Throughout his careful progression, Monck kept in close touch with the leaders of the successful coup mounted in Ireland in December 1659, encouraged their efforts to consolidate their position, and used his influence on their behalf in London.
[Having secured power at the end of 1659, a group of Cromwellian army officers, Sir Theophilus Jones, Sir Charles Coote, and Roger Boyle, Lord Broghill opened negotiations with Charles II before Monck did.]

It was to Monck, in his role as Commander-in-Chief of all the forces of the Commonwealth, that the army in Ireland addressed its guarded acceptance of the Restoration on 7 May, 1660.
Fittingly, Monck's rewards for the services he had rendered were drawn from Ireland as well as England.

George Monck was knighted on 25 May, 1660,
on 7 July he was created Duke of Albemarle and endowed with a huge pension and extensive tracts of land (including around 3,500 acres in Connacht, mainly in Mayo).
His Irish lands alone were worth £4,000 a year.

Finally, Monck was made Lord Lt. of Ireland in August, 1660, but he had no interest in going to Dublin.

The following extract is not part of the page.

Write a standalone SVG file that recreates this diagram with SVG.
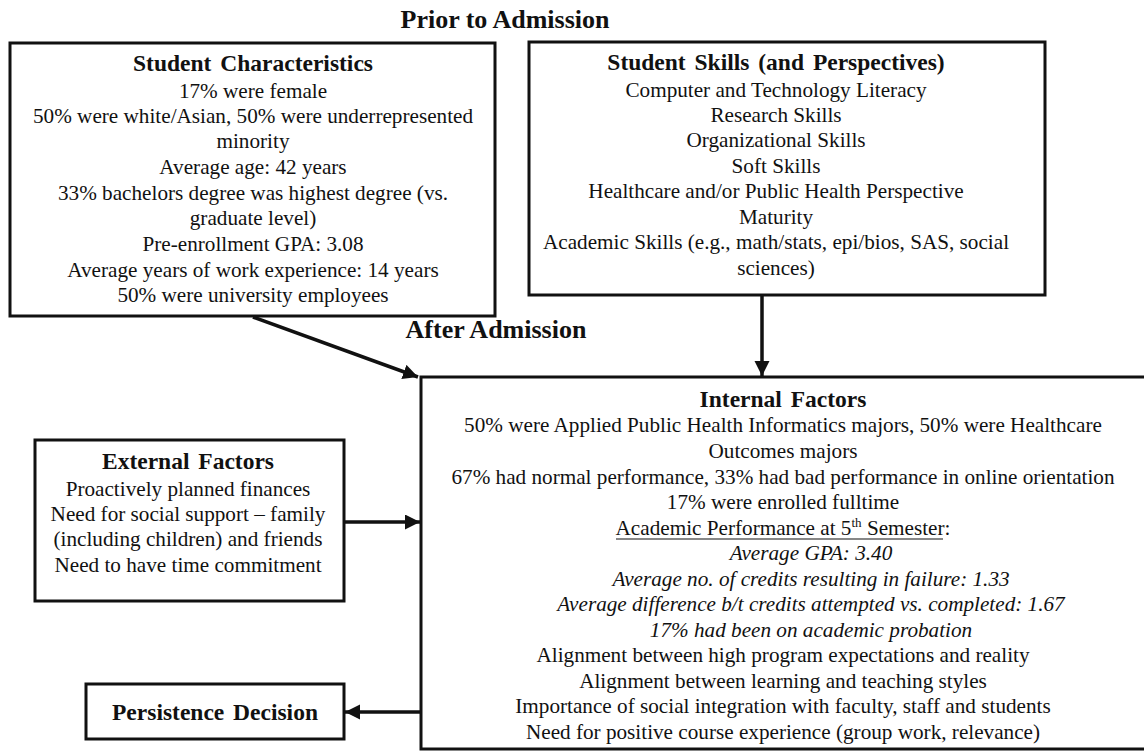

He did try to influence Irish policy, which immediately led to a clash with Ormonde about the contours of the Restoration settlement in Ireland.
In opposition to Ormonde and others, Monck counselled moderation towards the defeated Puritan interest, but not so forcefully as to imperil his own political and financial prospects.

SPOILER: By 1661, Monck pushed successfully for Ormonde to replace him as Lord Lt. as he believed only the now Duke had the requisite standing to bring about a durable land settlement in Ireland, thereby provide Monck with a secure title to his extensive Irish property holdings.

For more see https://www.dib.ie/biography/monc…

Another case of former enemies coming together for their own mutual benefit -- they didn't even try to solve Ireland's problems which had been amplified by Cromwell's and Charles II's gifts.

San Diego Sarah  •  Link

OOOOPS ... CORRECTION:
Anne Bayning de Vere, Countess of Oxford (died 1659). So she couldn't be living at Hedingham Castle now. Sorry.